A: I think you need a combination of things and not just industry experience any more. As a matter of fact, I think that's a handicap.
I think you have to be a little bit, I will call it bilingual, not in the literal sense, but you have to be able to speak operations and have some operations experience, be that in transportation, the DC, or somewhere else. You need that street credibility to work well with the group that runs the supply chain, to be able to speak their language.
You also have to be able to speak the language of finance because at the end of the day, that's the language of business, right? That's what sells, if you will, at the CFO, CEO level.

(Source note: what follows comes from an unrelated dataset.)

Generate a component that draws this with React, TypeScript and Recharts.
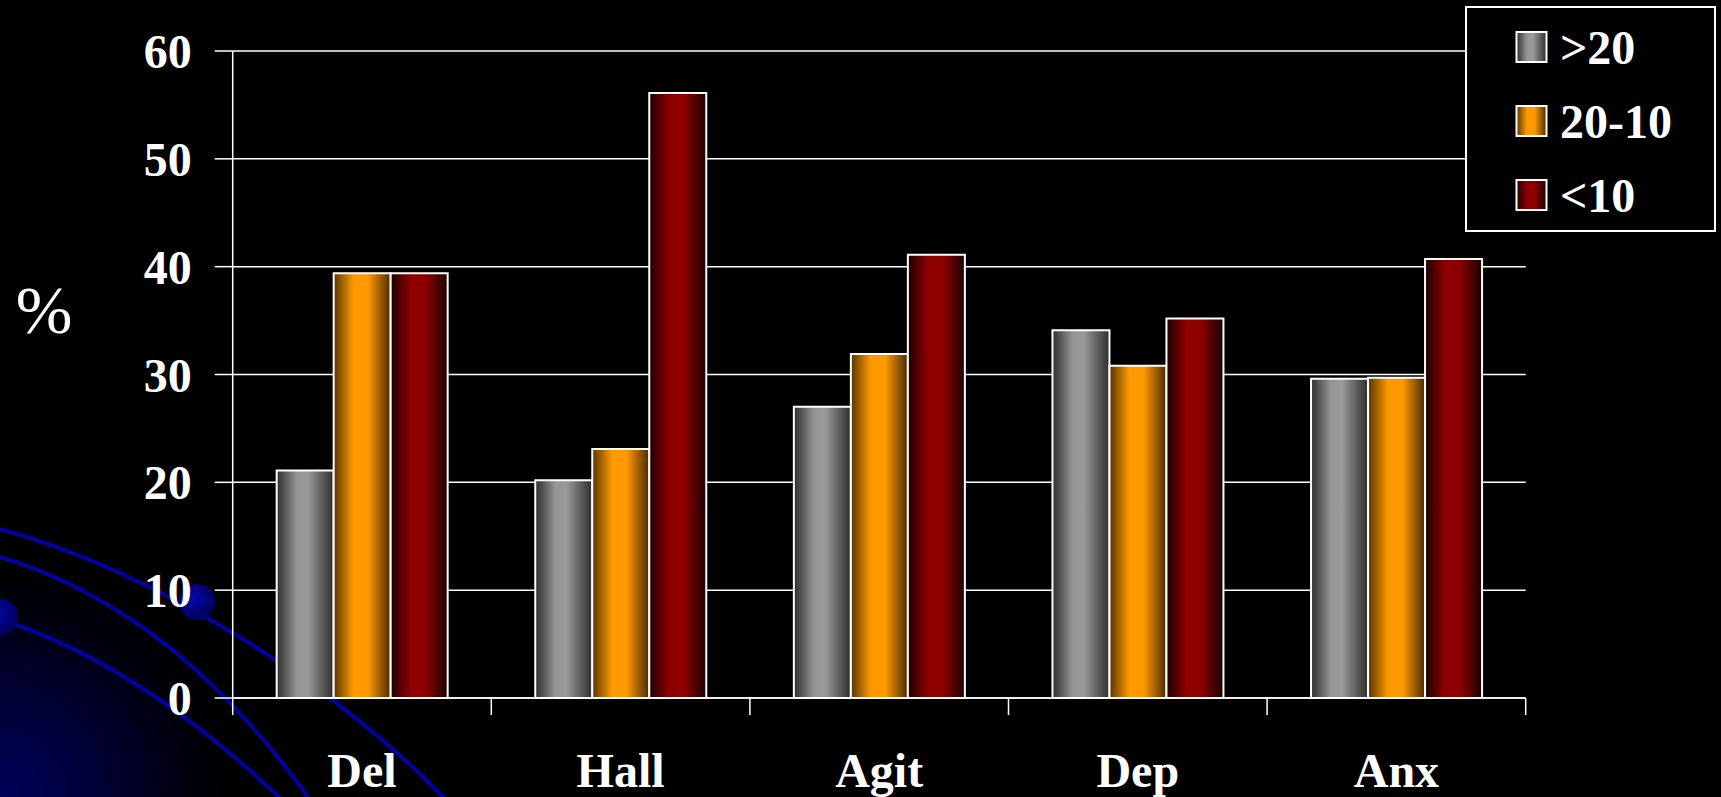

You also have to be able to speak technology because technology is probably the key enabler when it comes to getting supply chain performance where it needs to be. So the supply chain executive, I think, now needs to speak all those languages to be competitive.
Q: Let's take a look at the horizon. What's next for the supply chain?
A: I do think robotics are going to expand considerably. We talk about them most often for a new-built facility, right? I think they're at the point now where they are flexible enough and cheap enough where you can justify investing in them to run critical parts of your business. They have been in manufacturing for years, but in supply chain, they just haven't been cost effective until now.
Second, I see a lot of potential in some of the technology out there that is not even necessarily supply chain-related—a lot of the things you see at Best Buy or in manufacturing or what have you. I think there is a lot of room for bolting together commercial off-the-shelf software or hardware with some kind of small software app in the middle, a little like we did at DHL—combine a Garmin with a GPS and a software package and together, they add up to more than the sum of the parts, if that makes sense.
Q: Yes, it does.
A: On the technology side, I think that's where the early bird gets the worm, so to speak. The people who figure that out—that it could be a whole lot cheaper to bolt together existing applications than to try to develop a proprietary system from scratch—will have the advantage over companies that don't think about that.